Retired general Petr Pavel scored a narrow win over billionaire former premier Andrej Babis in the first round of the Czech presidential election Saturday, securing a solid base for a runoff in two weeks, nearly complete results showed.
The post does not carry executive authority but has significant powers in appointing prime ministers, central bank chiefs and nominating judges for the constitutional court.
Presidents also have a limited say in foreign affairs and are chief army commanders.
Results from 99.7% of the voting districts showed Pavel won with 35.4%, ahead of Babis with 35.0%.
Both Pavel, a former general staff chief and NATO military committee chairman, and opposition leader Babis who was prime minister in 2017-2021, would likely be more pro-Western than the retiring incumbent Milos Zeman, who promoted tighter ties with China, and until the invasion of Ukraine last year, Russia.
Pavel, 61, is strongly pro-Western and supports further military aid for Ukraine, as well as adoption of the euro.
Babis, who built a chemicals, farming and media empire now registered in trust funds, would be a smaller change as he shares Zeman’s warm relations with Hungary’s Viktor Orban, who has been at odds with European Union partners over the rule of law.
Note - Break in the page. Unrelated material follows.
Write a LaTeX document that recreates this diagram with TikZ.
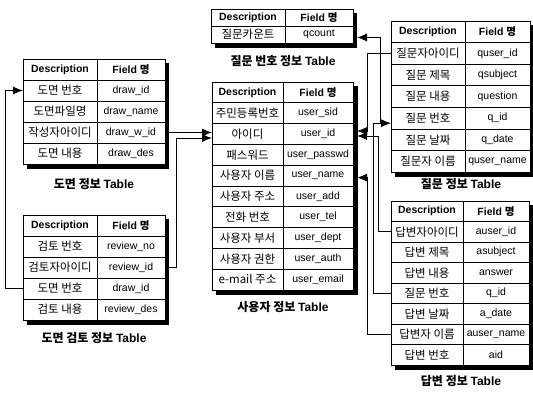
\documentclass[tikz,border=0pt]{standalone}
\usepackage{fontspec}
\setmainfont{Liberation Sans}
\newfontfamily\kr{Noto Sans CJK KR}
\usetikzlibrary{positioning, arrows.meta}
\tikzset{
	cellD/.style={draw, line width=.8pt, fill=white, anchor=north west, inner sep=0pt, outer sep=0pt, font=\kr\fontsize{11.5}{12}\selectfont},
	cellF/.style={draw, line width=.8pt, fill=white, anchor=north west, inner sep=0pt, outer sep=0pt, font=\fontsize{10.5}{12}\selectfont},
	headD/.style={cellD, font=\bfseries\fontsize{10.5}{12}\selectfont},
	headF/.style={cellF, font=\bfseries\fontsize{10.5}{12}\selectfont},
	shade/.style={fill=black},
	tcaption/.style={font=\kr\bfseries\fontsize{12}{13}\selectfont},
	fkey/.style={line width=.9pt, -{Latex[length=10pt,width=8pt]}}
}

\begin{document}
\begin{tikzpicture}[x=1pt, y=-1pt]
\useasboundingbox (0,0) rectangle (533,395);

% 도면 정보
\begin{scope}[cellD/.append style={minimum width=74pt, minimum height=21pt},
              cellF/.append style={minimum width=68pt, minimum height=21pt}]
\fill[shade] (27,63) rectangle (169,169);
\node[headD] (plan-d0) at (23,59) {Description};
\node[headF] (plan-f0) at (plan-d0.north east) {Field {\kr 명}};
\foreach \d/\f [count=\i] in {도면 번호/draw\_id, 도면파일명/draw\_name, 작성자아이디/draw\_w\_id, 도면 내용/draw\_des}{
	\node[cellD] (plan-d\i) at (23,59+21*\i) {\d};
	\node[cellF] (plan-f\i) at (plan-d\i.north east) {\f};
}
\node[tcaption] (plan-cap) at (94,184) {도면 정보 {\rmfamily Table}};
\end{scope}

% 도면 검토 정보
\begin{scope}[cellD/.append style={minimum width=74pt, minimum height=21pt},
              cellF/.append style={minimum width=68pt, minimum height=21pt}]
\fill[shade] (27,219) rectangle (169,325);
\node[headD] (rev-d0) at (23,215) {Description};
\node[headF] (rev-f0) at (rev-d0.north east) {Field {\kr 명}};
\foreach \d/\f [count=\i] in {검토 번호/review\_no, 검토자아이디/review\_id, 도면 번호/draw\_id, 검토 내용/review\_des}{
	\node[cellD] (rev-d\i) at (23,215+21*\i) {\d};
	\node[cellF] (rev-f\i) at (rev-d\i.north east) {\f};
}
\node[tcaption] (rev-cap) at (94,338) {도면 검토 정보 {\rmfamily Table}};
\end{scope}

% 질문 번호 정보
\begin{scope}[cellD/.append style={minimum width=74pt, minimum height=17pt},
              cellF/.append style={minimum width=68pt, minimum height=17pt}]
\fill[shade] (215,13) rectangle (357,48);
\node[headD] (cnt-d0) at (211,9) {Description};
\node[headF] (cnt-f0) at (cnt-d0.north east) {Field {\kr 명}};
\node[cellD] (cnt-d1) at (211,26) {질문카운트};
\node[cellF] (cnt-f1) at (cnt-d1.north east) {qcount};
\node[tcaption] (cnt-cap) at (283,61) {질문 번호 정보 {\rmfamily Table}};
\end{scope}

% 사용자 정보
\begin{scope}[cellD/.append style={minimum width=71pt, minimum height=20.8pt},
              cellF/.append style={minimum width=70pt, minimum height=20.8pt}]
\fill[shade] (216,86) rectangle (358,295);
\node[headD] (user-d0) at (212,82) {Description};
\node[headF] (user-f0) at (user-d0.north east) {Field {\kr 명}};
\foreach \d/\f [count=\i] in {주민등록번호/user\_sid, 아이디/user\_id, 패스워드/user\_passwd, 사용자 이름/user\_name, 사용자 주소/user\_add, 전화 번호/user\_tel, 사용자 부서/user\_dept, 사용자 권한/user\_auth, e-mail 주소/user\_email}{
	\node[cellD] (user-d\i) at (212,82+20.8*\i) {\d};
	\node[cellF] (user-f\i) at (user-d\i.north east) {\f};
}
\node[tcaption] (user-cap) at (283,307) {사용자 정보 {\rmfamily Table}};
\end{scope}

% 질문 정보
\begin{scope}[cellD/.append style={minimum width=74pt, minimum height=21.6pt},
              cellF/.append style={minimum width=65pt, minimum height=21.6pt}]
\fill[shade] (395,25) rectangle (534,177);
\node[headD] (que-d0) at (391,21) {Description};
\node[headF] (que-f0) at (que-d0.north east) {Field {\kr 명}};
\foreach \d/\f [count=\i] in {질문자아이디/quser\_id, 질문 제목/qsubject, 질문 내용/question, 질문 번호/q\_id, 질문 날짜/q\_date, 질문자 이름/quser\_name}{
	\node[cellD] (que-d\i) at (391,21+21.6*\i) {\d};
	\node[cellF] (que-f\i) at (que-d\i.north east) {\f};
}
\node[tcaption] (que-cap) at (461,184) {질문 정보 {\rmfamily Table}};
\end{scope}

% 답변 정보
\begin{scope}[cellD/.append style={minimum width=72pt, minimum height=20.5pt},
              cellF/.append style={minimum width=66pt, minimum height=20.5pt}]
\fill[shade] (395,205) rectangle (533,370);
\node[headD] (ans-d0) at (391,201) {Description};
\node[headF] (ans-f0) at (ans-d0.north east) {Field {\kr 명}};
\foreach \d/\f [count=\i] in {답변자아이디/auser\_id, 답변 제목/asubject, 답변 내용/answer, 질문 번호/q\_id, 답변 날짜/a\_date, 답변자 이름/auser\_name, 답변 번호/aid}{
	\node[cellD] (ans-d\i) at (391,201+20.5*\i) {\d};
	\node[cellF] (ans-f\i) at (ans-d\i.north east) {\f};
}
\node[tcaption] (ans-cap) at (461,381) {답변 정보 {\rmfamily Table}};
\end{scope}

% keys
\draw[fkey] (rev-d3.west) -- ++(-18,0) |- (plan-d1.west);
\draw[fkey] (plan-f3.east) -- (plan-f3.east -| user-d2.west);
\draw[fkey] (rev-f2.east) -- ++(11,0) |- ([yshift=-4pt]user-d2.west);
\draw[fkey] (que-d1.west) -- ++(-24,0) |- ([xshift=4pt,yshift=3pt]user-f2.east);
\draw[fkey] (ans-d1.west) -- ++(-13,0) |- ([xshift=4pt,yshift=-2pt]user-f2.east);
\draw[fkey] (ans-d4.west) -- ++(-18,0) |- ([yshift=-5pt]que-d4.west);
\coordinate (qbr) at ([xshift=-11pt,yshift=-5pt]que-d4.west);
\draw[fkey] (qbr) |- ([xshift=4pt,yshift=-3pt]cnt-f1.east);
\draw[fkey] (ans-d6.west) -- ++(-24,0) |- ([xshift=4pt,yshift=-2pt]user-f4.east);
\end{tikzpicture}
\end{document}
Babis also has spoken against more Czech military aid for Ukraine. The current center-right government, which decides on that policy, is among Kyiv’s staunchest supporters in the West.
TOUGH SECOND ROUND FOR BABIS
Pavel took aim at Babis, calling him populist and a threat. “The danger is that we would start sliding not only toward populism but also start veering off the course we followed the past 230 years, clearly pro-democratic, pro-Western, pro-European,” he said after the partial results were known.
Pollsters have given Pavel an edge over Babis in a second round as he is likely to attract more of the people voting for the six other candidates who did not make it past the first round.
In third place was economics professor Danuse Nerudova, with 13.9%. She conceded defeat and congratulated Pavel, saying she would meet him to offer support.
“There is still a great evil here, and it is called Andrej Babis,” she told supporters and reporters.
Pavel has been endorsed by the center-right Cabinet, while Babis has framed the vote as a show of dissatisfaction with the government’s response to high inflation and energy prices.
Running with Zeman’s backing, Babis has pledged to put pressure on the Cabinet to provide more aid to households, and to bring checks on the coalition which has a majority in both houses in parliament.
For some voters, there has been frustration that three decades after the end of Communist Party rule, the first-round winners were members of that ruling party prior to the end of its rule in 1989.
Pavel started his military career in the 1980s, and he went through military intelligence training. Babis worked in foreign trade and was registered as a secret police informant, which he denies.
While prime minister, Babis was found in conflict of interest by the European Commission because of subsidies paid to his Agrofert business empire, which is in a trust. He was cleared this week in an EU subsidy fraud case.